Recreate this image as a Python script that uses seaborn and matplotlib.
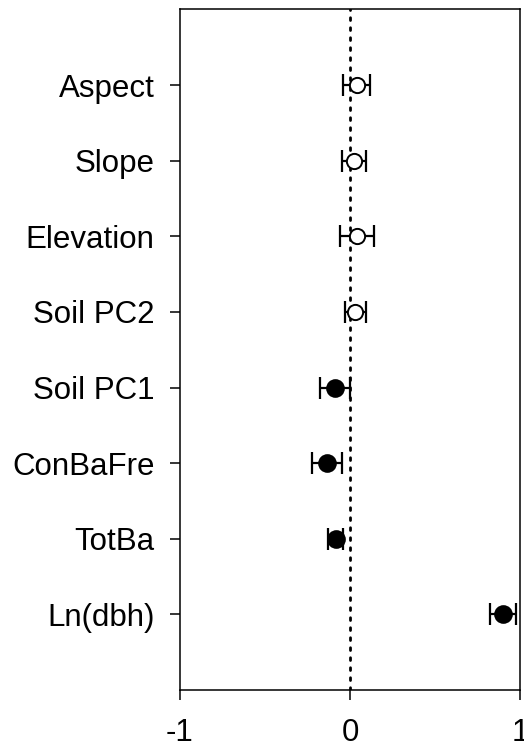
import numpy as np
import pandas as pd
import matplotlib
matplotlib.use("Agg")
import matplotlib.pyplot as plt
import seaborn as sns

predictors = ["Aspect", "Slope", "Elevation", "Soil PC2",
              "Soil PC1", "ConBaFre", "TotBa", "Ln(dbh)"]
estimate = [0.04, 0.025, 0.04, 0.032, -0.088, -0.136, -0.084, 0.90]
ci_half = [0.08, 0.07, 0.10, 0.064, 0.09, 0.086, 0.043, 0.075]
significant = [False, False, False, False, True, True, True, True]

df = pd.DataFrame({"predictor": predictors, "estimate": estimate,
                   "err": ci_half, "sig": significant})
df["pos"] = np.arange(len(df))

sns.set_theme(style="white")
plt.rcParams["font.family"] = ["Liberation Sans", "DejaVu Sans"]

fig = plt.figure(figsize=(5.24, 7.48), dpi=100)
ax = fig.add_axes([0.3435, 0.0775, 0.6489, 0.9098])

# zero reference line
ax.axvline(0, color="black", lw=2, linestyle=(0, (1, 2.6)),
           dash_capstyle="round", zorder=1)

ax.errorbar(df["estimate"], df["pos"], xerr=df["err"], fmt="none",
            ecolor="black", elinewidth=1.6, capsize=8, capthick=1.6, zorder=2)

sns.scatterplot(data=df[df["sig"]], x="estimate", y="pos", ax=ax,
                color="black", edgecolor="black", s=150, linewidth=1.2,
                zorder=3, legend=False)
sns.scatterplot(data=df[~df["sig"]], x="estimate", y="pos", ax=ax,
                color="white", edgecolor="black", s=120, linewidth=1.4,
                zorder=3, legend=False)

ax.set_xlim(-1, 1)
ax.set_ylim(len(df), -1)
ax.set_xticks([-1, 0, 1])
ax.set_xticklabels(["-1", "0", "1"])
ax.set_yticks(df["pos"])
ax.set_yticklabels(df["predictor"])
ax.set_xlabel("")
ax.set_ylabel("")

for s in ax.spines.values():
    s.set_color("black")
    s.set_linewidth(1.1)

ax.tick_params(axis="both", which="major", direction="out", length=7.2,
               width=1.1, color="black", labelsize=22.5, labelcolor="black",
               left=True, bottom=True)
ax.tick_params(axis="y", pad=11)
ax.tick_params(axis="x", pad=13)

fig.savefig("out.png", dpi=100)
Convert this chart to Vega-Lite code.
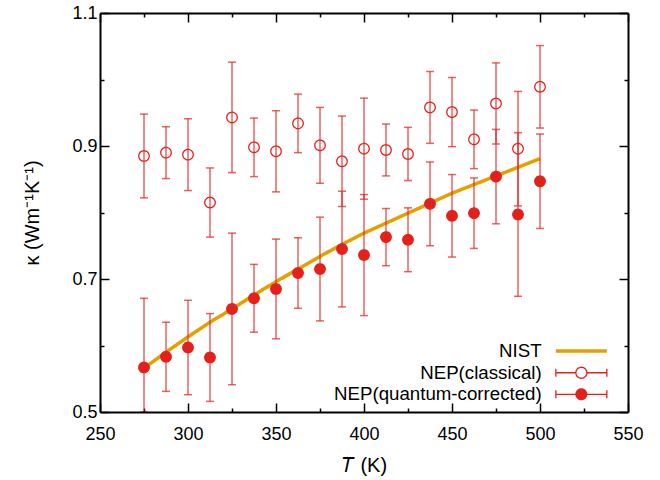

******************************

● WHAT TO WORK ON:
Can the entries above be repeated exactly, without their pictures?

● WRITTEN ANSWER:
Recreate this image as a Python script that uses seaborn and matplotlib.
import numpy as np
import pandas as pd
import matplotlib
matplotlib.use("Agg")
import matplotlib.pyplot as plt
import seaborn as sns

predictors = ["Aspect", "Slope", "Elevation", "Soil PC2",
              "Soil PC1", "ConBaFre", "TotBa", "Ln(dbh)"]
estimate = [0.04, 0.025, 0.04, 0.032, -0.088, -0.136, -0.084, 0.90]
ci_half = [0.08, 0.07, 0.10, 0.064, 0.09, 0.086, 0.043, 0.075]
significant = [False, False, False, False, True, True, True, True]

df = pd.DataFrame({"predictor": predictors, "estimate": estimate,
                   "err": ci_half, "sig": significant})
df["pos"] = np.arange(len(df))

sns.set_theme(style="white")
plt.rcParams["font.family"] = ["Liberation Sans", "DejaVu Sans"]

fig = plt.figure(figsize=(5.24, 7.48), dpi=100)
ax = fig.add_axes([0.3435, 0.0775, 0.6489, 0.9098])

# zero reference line
ax.axvline(0, color="black", lw=2, linestyle=(0, (1, 2.6)),
           dash_capstyle="round", zorder=1)

ax.errorbar(df["estimate"], df["pos"], xerr=df["err"], fmt="none",
            ecolor="black", elinewidth=1.6, capsize=8, capthick=1.6, zorder=2)

sns.scatterplot(data=df[df["sig"]], x="estimate", y="pos", ax=ax,
                color="black", edgecolor="black", s=150, linewidth=1.2,
                zorder=3, legend=False)
sns.scatterplot(data=df[~df["sig"]], x="estimate", y="pos", ax=ax,
                color="white", edgecolor="black", s=120, linewidth=1.4,
                zorder=3, legend=False)

ax.set_xlim(-1, 1)
ax.set_ylim(len(df), -1)
ax.set_xticks([-1, 0, 1])
ax.set_xticklabels(["-1", "0", "1"])
ax.set_yticks(df["pos"])
ax.set_yticklabels(df["predictor"])
ax.set_xlabel("")
ax.set_ylabel("")

for s in ax.spines.values():
    s.set_color("black")
    s.set_linewidth(1.1)

ax.tick_params(axis="both", which="major", direction="out", length=7.2,
               width=1.1, color="black", labelsize=22.5, labelcolor="black",
               left=True, bottom=True)
ax.tick_params(axis="y", pad=11)
ax.tick_params(axis="x", pad=13)

fig.savefig("out.png", dpi=100)
Convert this chart to Vega-Lite code.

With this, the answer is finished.